Suppose this was unconstrained, then taking the derivative and setting it to $0$, we get

$$ x +u = 0 \Rightarrow x = -u.$$

Now $-u \in \mathcal{N}(A)$, hence this is the constrained solution as well.

Finally note that $(I-A^\dagger A)$ is the projection matrix for $ \mathcal{N}(A)$. Thus,

$$-(I-A^\dagger A)c = -u.$$

Answer 2

Too long for a comment.

Making the Lagrangian

$$L(x,\lambda)= \frac{1}{2}\|x\|^2 + \langle c,x \rangle-\lambda^TA x$$

the stationary points are the solutions for

$$ x^T+c^T-\lambda^T A=0\Rightarrow x^T = -c^T + \lambda^T A $$

but as $\lambda$ is generic, there exists $B$ generic such that $\lambda^T = c^T B$ and then

$$ x^T = -c^T(I-B A) $$

or

$$ x = -(I-A^TB^T)c $$

so we know the solution structure and we can argue for the solution to

$$ \min_B \frac 12 c^T(I-B A)(I-A^TB^T)c-c^T(I-B A)c $$

Answer 3

Let $A$ be a $m\times n$ matrix.

Fact 1: If $A$ is full low rank, then $A^\dagger = A^\mathsf{T}(A A^\mathsf{T})^{-1}$. Also, $(I - A^\dagger A)^\mathsf{T}(I - A^\dagger A) = I - A^\dagger A$.

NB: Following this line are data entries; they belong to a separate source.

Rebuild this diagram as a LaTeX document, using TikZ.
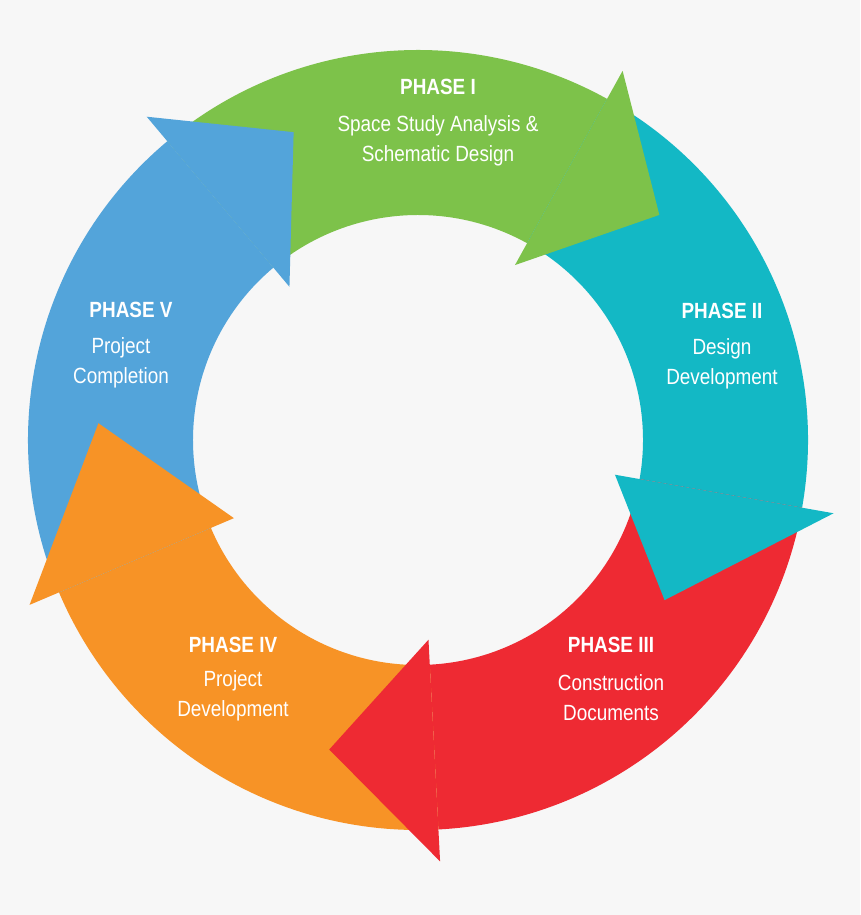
\documentclass[tikz,border=0pt]{standalone}
\usepackage{fontspec}
\setmainfont{Liberation Sans}[FakeStretch=0.86]
\definecolor{bg}{HTML}{F7F7F7}
\definecolor{cgreen}{HTML}{7DC24A}
\definecolor{cteal}{HTML}{13B8C5}
\definecolor{cred}{HTML}{EE2A33}
\definecolor{corange}{HTML}{F79326}
\definecolor{cblue}{HTML}{53A4DA}
\tikzset{
  ttl/.style={text=white,font=\fontsize{22}{26}\selectfont\bfseries,inner sep=0pt},
  dsc/.style={text=white,font=\fontsize{22}{30}\selectfont,align=center,inner sep=0pt},
}
\newcommand{\mybody}[3]{\fill[#1] (#2:390) arc[start angle=#2,end angle=#3,radius=390] -- (#3:225) arc[start angle=#3,end angle=#2,radius=225] -- cycle;}
\newcommand{\myhead}[4]{\fill[#1] (#2:422) -- (#3:#4) -- (#2:200) -- cycle;}
\begin{document}
\begin{tikzpicture}[x=1pt,y=1pt]
\fill[bg] (0,0) rectangle (860,915);
\useasboundingbox (0,0) rectangle (860,915);
\begin{scope}[shift={(418,475)}]
\mybody{cgreen}{130}{61}
\mybody{cteal}{61}{-10}
\mybody{cred}{-10}{-87}
\mybody{corange}{-87}{-157}
\mybody{cblue}{203}{130}
\myhead{cgreen}{61}{43}{330}
\myhead{cteal}{-10}{-33}{294}
\myhead{cred}{-87}{-106}{322}
\myhead{corange}{-157}{-183}{320}
\myhead{cblue}{130}{112}{332}
\end{scope}
\node[ttl] (t1) at (438,828) {PHASE I};
\node[dsc] (d1) at (438,774) {Space Study Analysis \&\\Schematic Design};
\node[ttl] (t2) at (722,604) {PHASE II};
\node[dsc] (d2) at (722,551) {Design\\Development};
\node[ttl] (t3) at (611,270) {PHASE III};
\node[dsc] (d3) at (611,217) {Construction\\Documents};
\node[ttl] (t4) at (233,270) {PHASE IV};
\node[dsc] (d4) at (233,219) {Project\\Development};
\node[ttl] (t5) at (131,605) {PHASE V};
\node[dsc] (d5) at (121,552) {Project\\Completion};
\end{tikzpicture}
\end{document}
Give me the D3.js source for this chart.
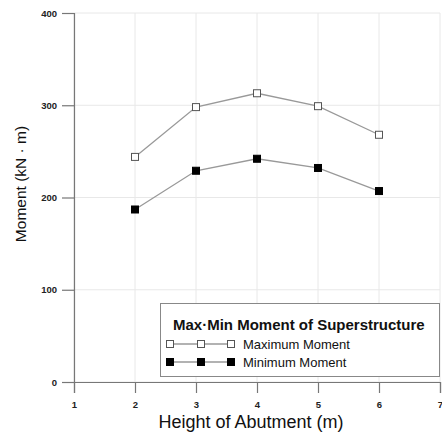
<!DOCTYPE html>
<html>
<head>
<meta charset="utf-8">
<script src="https://cdn.jsdelivr.net/npm/d3@7"></script>
<style>
  html, body { margin: 0; padding: 0; background: #fff; }
  svg { display: block; }
</style>
</head>
<body>
<svg id="chart" width="442" height="434"></svg>
<script>
// Abutment heights (m)
const heights = [2, 3, 4, 5, 6];
// Superstructure moments (kN·m)
const maxMoment = [244, 298, 313, 299, 268];
const minMoment = [187, 229, 242, 232, 207];
// Axis ticks
const xTicks = [1, 2, 3, 4, 5, 6, 7];
const yTicks = [0, 100, 200, 300, 400];
const seriesNames = ["Maximum Moment", "Minimum Moment"];
const legendTitle = "Max·Min Moment of Superstructure";

const svg = d3.select("#chart");
const plotLeft = 74, plotRight = 440, plotTop = 13, plotBottom = 382;

const x = d3.scaleLinear().domain([1, 7]).range([plotLeft, plotRight]);
const y = d3.scaleLinear().domain([0, 400]).range([plotBottom, plotTop]);

const font = "'Liberation Sans', Arial, Helvetica, sans-serif";

// Grid
const grid = svg.append("g");
grid.selectAll(".gx").data(xTicks).join("line")
  .attr("x1", d => x(d)).attr("x2", d => x(d))
  .attr("y1", plotTop).attr("y2", plotBottom)
  .attr("stroke", "#e8e8e8").attr("stroke-width", 1);
grid.selectAll(".gy").data(yTicks).join("line")
  .attr("x1", plotLeft).attr("x2", plotRight)
  .attr("y1", d => y(d)).attr("y2", d => y(d))
  .attr("stroke", "#e8e8e8").attr("stroke-width", 1);

// Axes
const xAxis = d3.axisBottom(x).tickValues(xTicks).tickFormat(d3.format("d"))
  .tickSizeOuter(0).tickSize(11).tickPadding(8);
const yAxis = d3.axisLeft(y).tickValues(yTicks).tickFormat(d3.format("d"))
  .tickSizeOuter(0).tickSize(12).tickPadding(5);

const gx = svg.append("g").attr("transform", `translate(0,${plotBottom})`).call(xAxis);
const gy = svg.append("g").attr("transform", `translate(${plotLeft},0)`).call(yAxis);
[gx, gy].forEach(g => {
  g.select(".domain").attr("stroke", "#777").attr("stroke-width", 1.2);
  g.selectAll(".tick line").attr("stroke", "#777").attr("stroke-width", 1.2);
  g.selectAll(".tick text")
    .attr("fill", "#222")
    .style("font-family", font)
    .style("font-size", "9.5px")
    .style("font-weight", "bold");
});

// Axis titles
svg.append("text")
  .attr("x", 251).attr("y", 428)
  .attr("text-anchor", "middle")
  .style("font-family", font).style("font-size", "18px")
  .attr("fill", "#111")
  .text("Height of Abutment (m)");

svg.append("text")
  .attr("transform", "translate(26,184) rotate(-90)")
  .attr("text-anchor", "middle")
  .style("font-family", font).style("font-size", "15.5px")
  .attr("fill", "#111")
  .text("Moment (kN · m)");

// Series
const line = d3.line().x(d => x(d[0])).y(d => y(d[1]));
const series = [
  { name: seriesNames[0], values: maxMoment, fill: "#fff", stroke: "#555" },
  { name: seriesNames[1], values: minMoment, fill: "#000", stroke: "#000" }
];
const ms = 7;

series.forEach(s => {
  const pts = heights.map((h, i) => [h, s.values[i]]);
  svg.append("path").datum(pts)
    .attr("d", line)
    .attr("fill", "none")
    .attr("stroke", "#999").attr("stroke-width", 1.3);
  svg.append("g").selectAll("rect").data(pts).join("rect")
    .attr("x", d => x(d[0]) - ms / 2).attr("y", d => y(d[1]) - ms / 2)
    .attr("width", ms).attr("height", ms)
    .attr("fill", s.fill).attr("stroke", s.stroke).attr("stroke-width", 1);
});

// Legend
const lg = svg.append("g");
lg.append("rect")
  .attr("x", 160.5).attr("y", 303.5).attr("width", 279).attr("height", 73)
  .attr("fill", "#fff").attr("stroke", "#888").attr("stroke-width", 1);
lg.append("text")
  .attr("x", 173).attr("y", 330)
  .style("font-family", font).style("font-size", "15px").style("font-weight", "bold")
  .attr("fill", "#111")
  .text(legendTitle);
const symX = [170, 201, 231];
series.forEach((s, i) => {
  const cy = 344 + i * 18;
  lg.append("line")
    .attr("x1", symX[0]).attr("x2", symX[2]).attr("y1", cy).attr("y2", cy)
    .attr("stroke", "#999").attr("stroke-width", 1.3);
  lg.selectAll(null).data(symX).join("rect")
    .attr("x", d => d - ms / 2).attr("y", cy - ms / 2)
    .attr("width", ms).attr("height", ms)
    .attr("fill", s.fill).attr("stroke", s.stroke);
  lg.append("text")
    .attr("x", 243).attr("y", cy + 5)
    .style("font-family", font).style("font-size", "13px")
    .attr("fill", "#111")
    .text(s.name);
});
</script>
</body>
</html>
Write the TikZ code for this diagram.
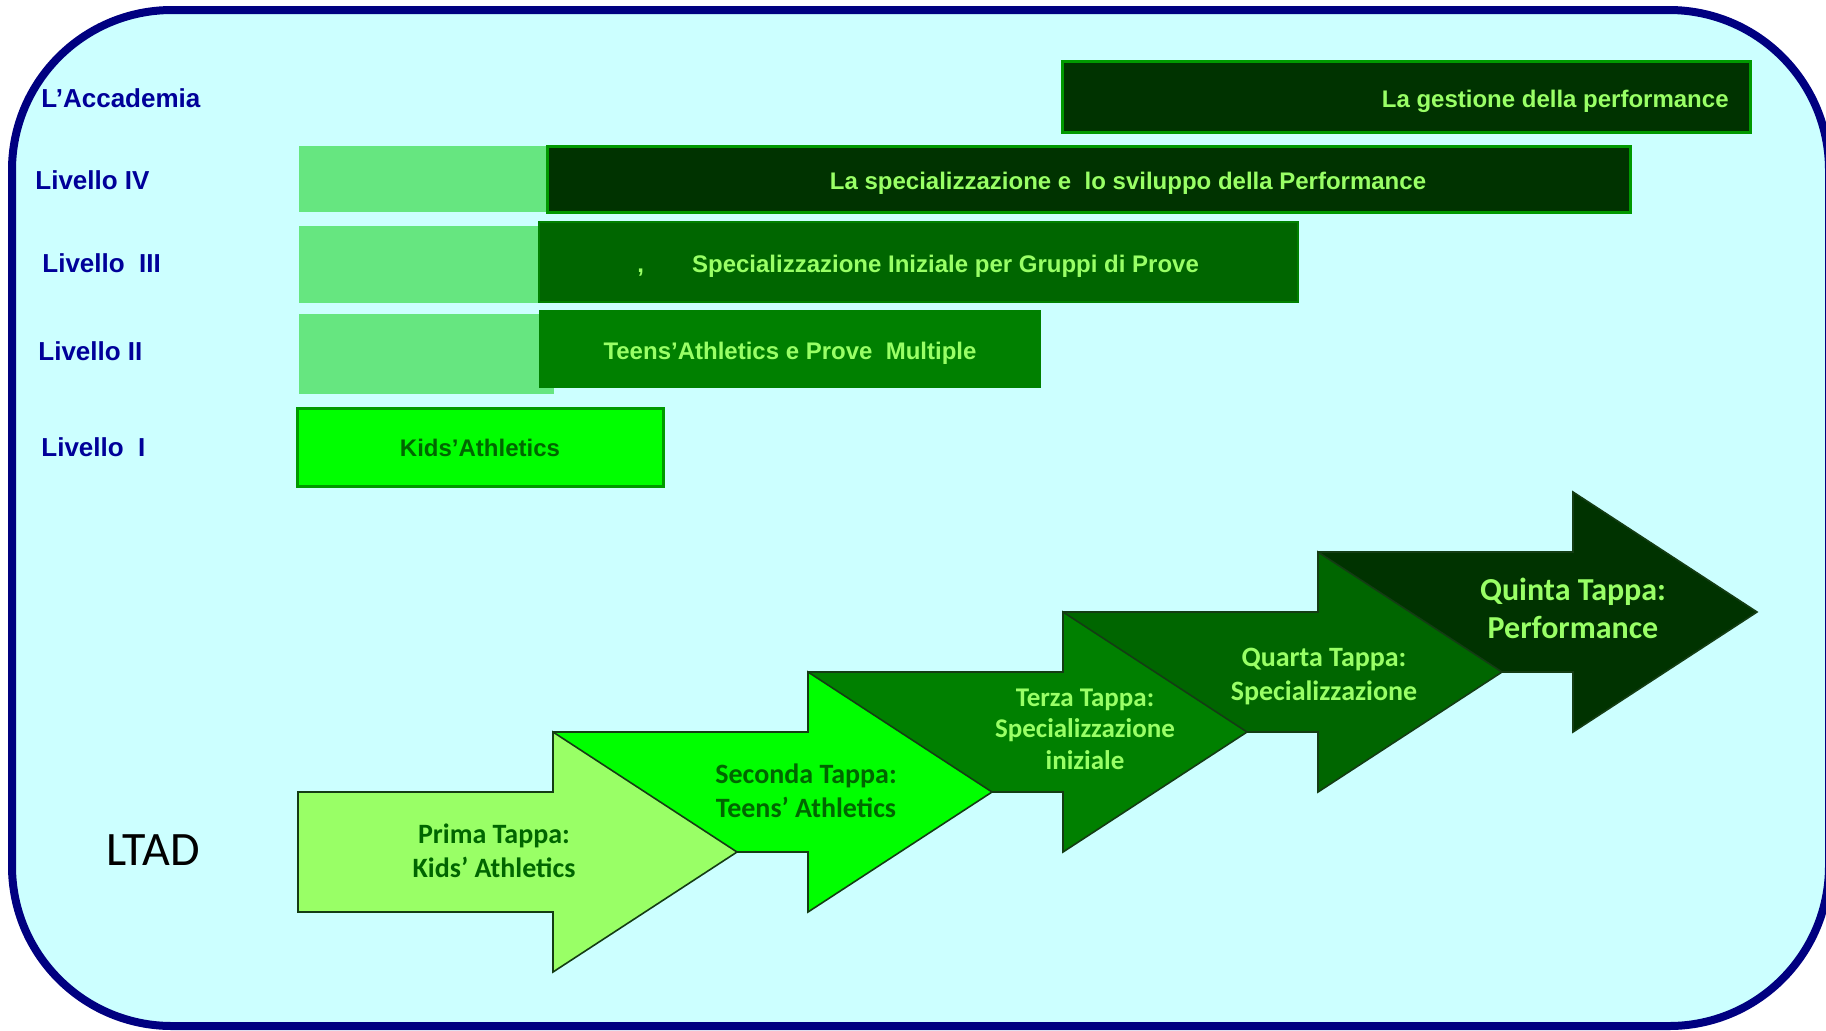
\documentclass[tikz,border=0pt]{standalone}
\usepackage{fontspec}
\setmainfont{Liberation Sans}
\newfontfamily\tappafont{Carlito}
\usepackage{xcolor}
\usepackage{tikz}
\usetikzlibrary{positioning}

\definecolor{sfondo}{HTML}{CCFFFF}
\definecolor{cornice}{HTML}{000080}
\definecolor{navytext}{HTML}{000099}
\definecolor{barlight}{HTML}{99FF66}
\definecolor{fillergreen}{HTML}{66E680}
\definecolor{verdeI}{HTML}{99FF66}
\definecolor{verdeII}{HTML}{00FF00}
\definecolor{verdeIII}{HTML}{008000}
\definecolor{verdeIV}{HTML}{006600}
\definecolor{verdeV}{HTML}{003300}
\definecolor{bordo}{HTML}{009900}
\definecolor{arrowline}{HTML}{143C14}

\begin{document}
\begin{tikzpicture}[
        x=0.5pt, y=-0.5pt,
        livello/.style={anchor=west, inner sep=0pt, text=navytext, font=\bfseries\fontsize{13}{15}\selectfont},
        bartext/.style={inner sep=0pt, text=barlight, font=\bfseries\fontsize{12}{14}\selectfont},
        filler/.style={fill=fillergreen, draw=none},
        bar/.style={draw=bordo, line width=1.5pt},
        tappa/.style={draw=arrowline, line width=0.8pt, line join=miter},
        tappatext/.style={align=center, inner sep=0pt, font=\tappafont\bfseries\fontsize{14}{17}\selectfont}
    ]
    \useasboundingbox (0,0) rectangle (1826,1030);

    % Background frame
    \draw [line width=4pt, draw=cornice, fill=sfondo, rounded corners=80pt] (12,10) rectangle (1829,1026);

    % Level labels
    \node [livello] (accademia) at (41,98) {L’Accademia};
    \node [livello] (livIV) at (35,180) {Livello IV};
    \node [livello] (livIII) at (42,263) {Livello\ \ III};
    \node [livello] (livII) at (38,351) {Livello II};
    \node [livello] (livI) at (41,447) {Livello\ \ I};

    % Bars
    \draw [bar, fill=verdeV] (1062,61) rectangle (1750,132);
    \node [bartext, anchor=east] (gestione) at (1729,101) {La gestione della performance};

    \fill [filler] (299,146) rectangle (547,212);
    \draw [bar, fill=verdeV] (547,146) rectangle (1630,212);
    \node [bartext] (sviluppo) at (1128,183) {La specializzazione e\ \ lo sviluppo della Performance};

    \fill [filler] (299,226) rectangle (539,303);
    \draw [draw=verdeIII, line width=1pt, fill=verdeIV] (539,222) rectangle (1298,302);
    \node [bartext, anchor=west] (gruppi) at (637,266) {,\hspace{24pt}Specializzazione Iniziale per Gruppi di Prove};

    \fill [filler] (299,314) rectangle (554,394);
    \fill [verdeIII] (539,310) rectangle (1041,388);
    \node [bartext] (multiple) at (790,353) {Teens’Athletics e Prove\ \ Multiple};

    \draw [bar, fill=verdeII] (297,408) rectangle (663,486);
    \node [bartext, text=verdeIV] (kids) at (480,448) {Kids’Athletics};

    % LTAD arrows (last one first)
    \draw [tappa, fill=verdeV] (1318,552) -- (1573,552) -- (1573,492) -- (1757,612) -- (1573,732) -- (1573,672) -- (1318,672) -- cycle;
    \draw [tappa, fill=verdeIV] (1063,612) -- (1318,612) -- (1318,552) -- (1502,672) -- (1318,792) -- (1318,732) -- (1063,732) -- cycle;
    \draw [tappa, fill=verdeIII] (808,672) -- (1063,672) -- (1063,612) -- (1247,732) -- (1063,852) -- (1063,792) -- (808,792) -- cycle;
    \draw [tappa, fill=verdeII] (553,732) -- (808,732) -- (808,672) -- (992,792) -- (808,912) -- (808,852) -- (553,852) -- cycle;
    \draw [tappa, fill=verdeI] (298,792) -- (553,792) -- (553,732) -- (737,852) -- (553,972) -- (553,912) -- (298,912) -- cycle;

    \node [tappatext, text=verdeIV] (prima) at (494,851) {Prima Tappa:\\Kids’ Athletics};
    \node [tappatext, text=verdeIV] (seconda) at (806,791) {Seconda Tappa:\\Teens’ Athletics};
    \node [tappatext, text=barlight, font=\tappafont\bfseries\fontsize{13.5}{15.7}\selectfont] (terza) at (1085,729) {Terza Tappa:\\Specializzazione\\iniziale};
    \node [tappatext, text=barlight] (quarta) at (1324,677) {Quarta Tappa:\\Specializzazione};
    \node [tappatext, text=barlight, font=\tappafont\bfseries\fontsize{16}{19}\selectfont] (quinta) at (1573,608) {Quinta Tappa:\\Performance};

    \node [font=\tappafont\fontsize{24}{27}\selectfont] (ltad) at (153,850) {LTAD};

\end{tikzpicture}
\end{document}
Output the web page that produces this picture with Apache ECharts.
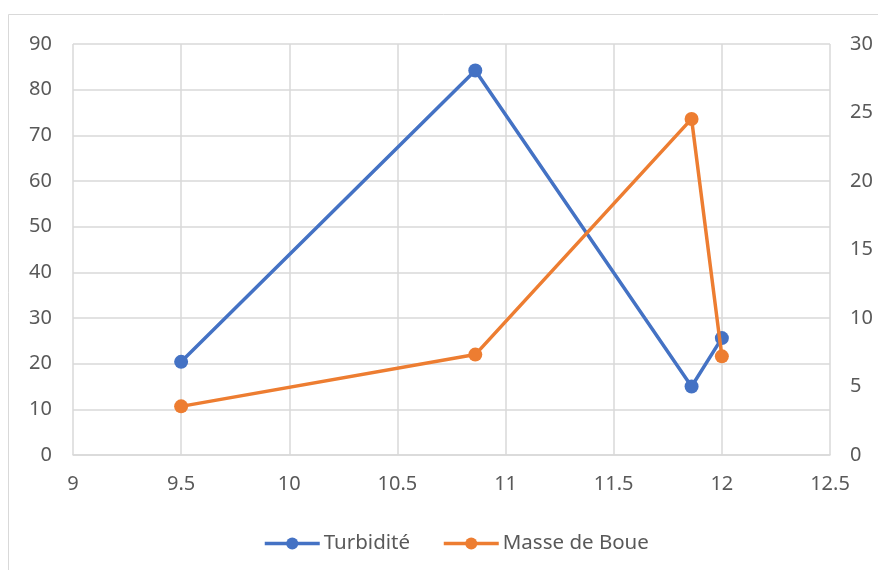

Fact 2: All solutions of $Ax = 0$ are given by $x = (I - A^\dagger A)y$ where $y \in \mathbb{R}^n$ is arbitrary.

Using Facts 1-2, equivalently, we turn to find $y\in \mathbb{R}^n$ such that $$f(y) = \frac12\|(I - A^\dagger A)y\|^2 + \langle c, (I - A^\dagger A)y \rangle$$ is minimized.

Using Fact 1, we have \begin{align*} f(y) &= \frac12 y^\mathsf{T}(I - A^\dagger A)^\mathsf{T}(I - A^\dagger A)y + c^\mathsf{T} (I - A^\dagger A)y \\ &= \frac12 y^\mathsf{T}(I - A^\dagger A)^\mathsf{T}(I - A^\dagger A) y + c^\mathsf{T} (I - A^\dagger A)^\mathsf{T}(I - A^\dagger A)y \\ &= \frac12\|(I - A^\dagger A)y + (I - A^\dagger A)c\|^2 - \frac12 c^\mathsf{T}(I - A^\dagger A)^\mathsf{T}(I - A^\dagger A) c. \end{align*} Thus, any global minimizer of $f(y)$ satisfies $(I - A^\dagger A)y + (I - A^\dagger A)c = 0$ or $(I - A^\dagger A)y = - (I - A^\dagger A)c$.
Thus, $x = - (I - A^\dagger A)c$ is the unique global minimizer of the original problem.